Best used by tech companies or those developing new modes of transport, though, and not so good for traditional infrastructure firms.
‘I’ll be back’
A great mission statement for an organization that has undergone several changes of industry, purpose or accounting structure to survive in the modern marketplace, this quote from The Terminator will galvanize employees with a steel-clad determination to do whatever it takes to survive. It also has a ready-made follow-up from the film’s sequel, best employed in a completely new but related enterprise, maybe in a new domicile: ‘Hasta la vista, baby’.
‘I drink your milkshake’
The bowling alley scene is one of the most disturbing in Paul Thomas Anderson’s There Will Be Blood but the message is a useful one – and not just for fossil-fuel extractors.
It speaks to a competitive marketplace and the need to (metaphorically) employ a long straw to reach far and wide, to suck up precious resources. Consider using it as a call-and-response with Daniel Day-Lewis’s jowl-wobbling follow-up: ‘I drink it up!’

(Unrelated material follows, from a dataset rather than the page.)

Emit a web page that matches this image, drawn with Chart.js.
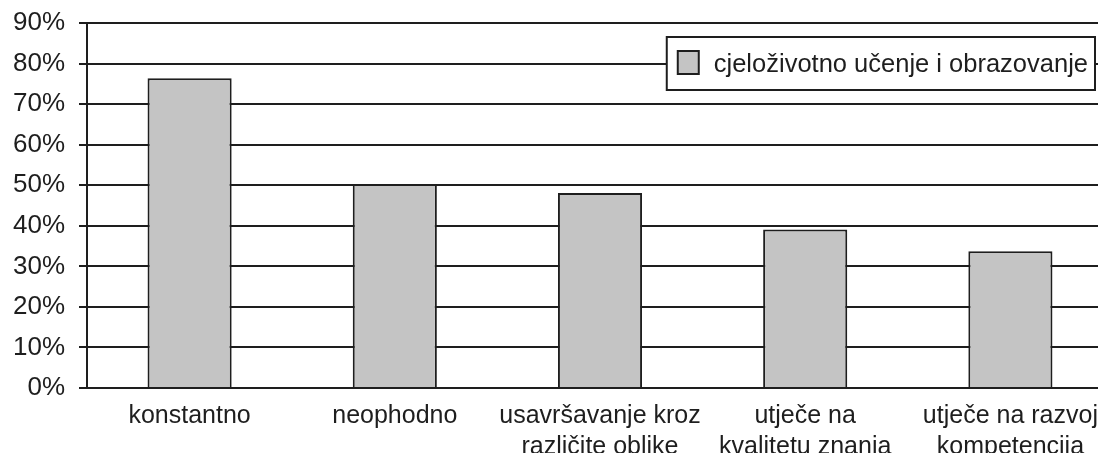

‘On Wednesdays we wear pink’
This motto serves several purposes. First, it gives your company a fun weekly dress code – guaranteed to boost morale and team cohesion. Second, it bears an important lesson from Mean Girls that thinking of the collective before the individual is important, and that everybody owes allegiance to your organization’s Queen Bee – whether that is your customers, your investors or your CEO.
‘You can’t handle the truth’
For those times when earnings mark an uncomfortable admission rather than a triumphant confirmation of your investors’ dreams. This line, shouted by Jack Nicholson in A Few Good Men, precedes a monologue about how it is better for the public not to know some things, and how difficult decisions can save lives. Might be best used as an unspoken company motto, else – like Nicholson’s character – there could be an inevitable run-in with the authorities to come.
The final line of 1959’s Some Like It Hot shows a wisdom that all of us can use in our daily lives. As a corporate motto, it gives you some sorely needed wiggle room. Applicable to everything from missing guidance or your CEO’s rude reply to an investor question to a full-scale company crisis, it is also a good answer to have up your sleeve in difficult times.
Just do not rely on it when speeding away from the authorities – or the mafia – in a speedboat.